• _What you should do_: Retype every line from the start of the data down to and including the line with "const ref = useRef<HTMLDivElement>(null);". Skip the pictures.

• _Data block_:
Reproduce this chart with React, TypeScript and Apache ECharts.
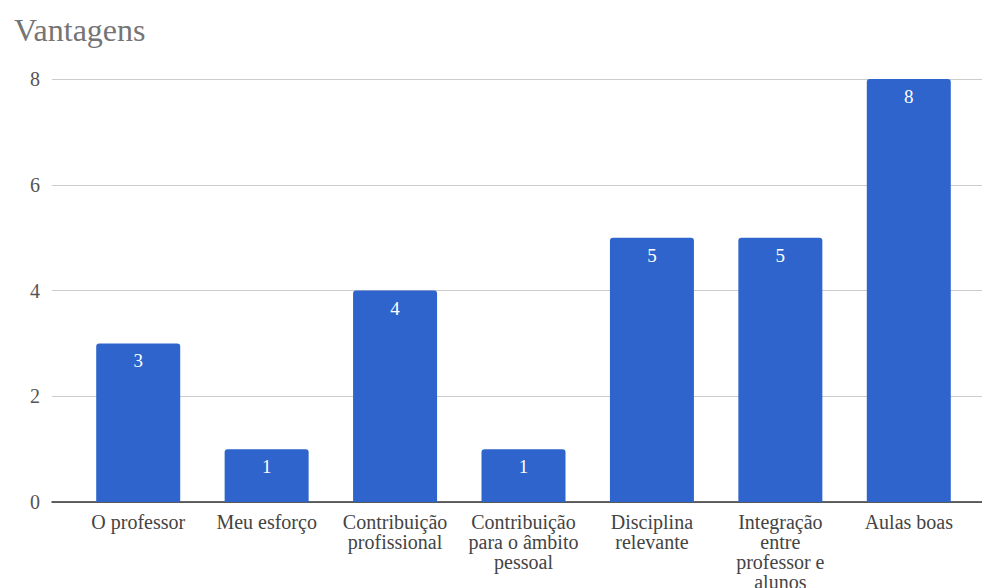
import React, { useEffect, useRef } from "react";
import * as echarts from "echarts";

// Survey answers: perceived advantages of the course
const categories = [
  "O professor",
  "Meu esforço",
  "Contribuição\nprofissional",
  "Contribuição\npara o âmbito\npessoal",
  "Disciplina\nrelevante",
  "Integração\nentre\nprofessor e\nalunos",
  "Aulas boas",
];
const counts = [3, 1, 4, 1, 5, 5, 8];
const yTicks = { min: 0, max: 8, interval: 2 };
const chartTitle = "Vantagens";

const FONT = "Liberation Serif";
const BAR_BLUE = "#2e64cb";

export default function App() {
  const ref = useRef<HTMLDivElement>(null);

  useEffect(() => {
    if (!ref.current) return;
    const chart = echarts.init(ref.current, undefined, { renderer: "svg" });
    chart.setOption({
      animation: false,
      backgroundColor: "#ffffff",
      textStyle: { fontFamily: FONT },
      title: {
        text: chartTitle,
        left: 9,
        top: 9,
        textStyle: { fontFamily: FONT, fontSize: 32, fontWeight: "normal", color: "#757575" },
      },
      grid: [
        // full-width frame carrying the value axis and gridlines
        { left: 52, right: 0, top: 79, bottom: 86, outerBoundsMode: "none", containLabel: false },
        // inset frame for the bars; the last wrapped label may run off the bottom edge
        { left: 74, right: 9, top: 79, bottom: 86, outerBoundsMode: "none", containLabel: false },
      ],
      xAxis: [
        {
          type: "category",
          gridIndex: 0,
          data: categories,
          axisLine: { show: true, lineStyle: { color: "#333333", width: 1.5 } },
          axisTick: { show: false },
          axisLabel: { show: false },
        },
        {
          type: "category",
          gridIndex: 1,
          data: categories,
          axisLine: { show: false },
          axisTick: { show: false },
          axisLabel: {
            margin: 10,
            fontFamily: FONT,
            fontSize: 20,
            lineHeight: 20,
            color: "#444444",
            interval: 0,
          },
        },
      ],
      yAxis: [
        {
          type: "value",
          gridIndex: 0,
          ...yTicks,
          axisLine: { show: false },
          axisTick: { show: false },
          axisLabel: { margin: 12, fontFamily: FONT, fontSize: 20, color: "#555555" },
          splitLine: { show: true, lineStyle: { color: "#cccccc", width: 1 } },
        },
        {
          type: "value",
          gridIndex: 1,
          ...yTicks,
          show: false,
          splitLine: { show: false },
        },
      ],
      series: [
        {
          type: "bar",
          xAxisIndex: 1,
          yAxisIndex: 1,
          data: counts,
          barWidth: 84,
          itemStyle: { color: BAR_BLUE, borderRadius: [3, 3, 0, 0] },
          label: {
            show: true,
            position: "insideTop",
            distance: 8,
            color: "#ffffff",
            fontFamily: FONT,
            fontSize: 19,
          },
        },
      ],
    });
    return () => chart.dispose();
  }, []);

  return (
    <div
      ref={ref}
      style={{ position: "absolute", left: 0, top: 0, width: 982, height: 588 }}
    />
  );
}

• _Solution to the problem_:
Reproduce this chart with React, TypeScript and Apache ECharts.
import React, { useEffect, useRef } from "react";
import * as echarts from "echarts";

// Survey answers: perceived advantages of the course
const categories = [
  "O professor",
  "Meu esforço",
  "Contribuição\nprofissional",
  "Contribuição\npara o âmbito\npessoal",
  "Disciplina\nrelevante",
  "Integração\nentre\nprofessor e\nalunos",
  "Aulas boas",
];
const counts = [3, 1, 4, 1, 5, 5, 8];
const yTicks = { min: 0, max: 8, interval: 2 };
const chartTitle = "Vantagens";

const FONT = "Liberation Serif";
const BAR_BLUE = "#2e64cb";

export default function App() {
  const ref = useRef<HTMLDivElement>(null);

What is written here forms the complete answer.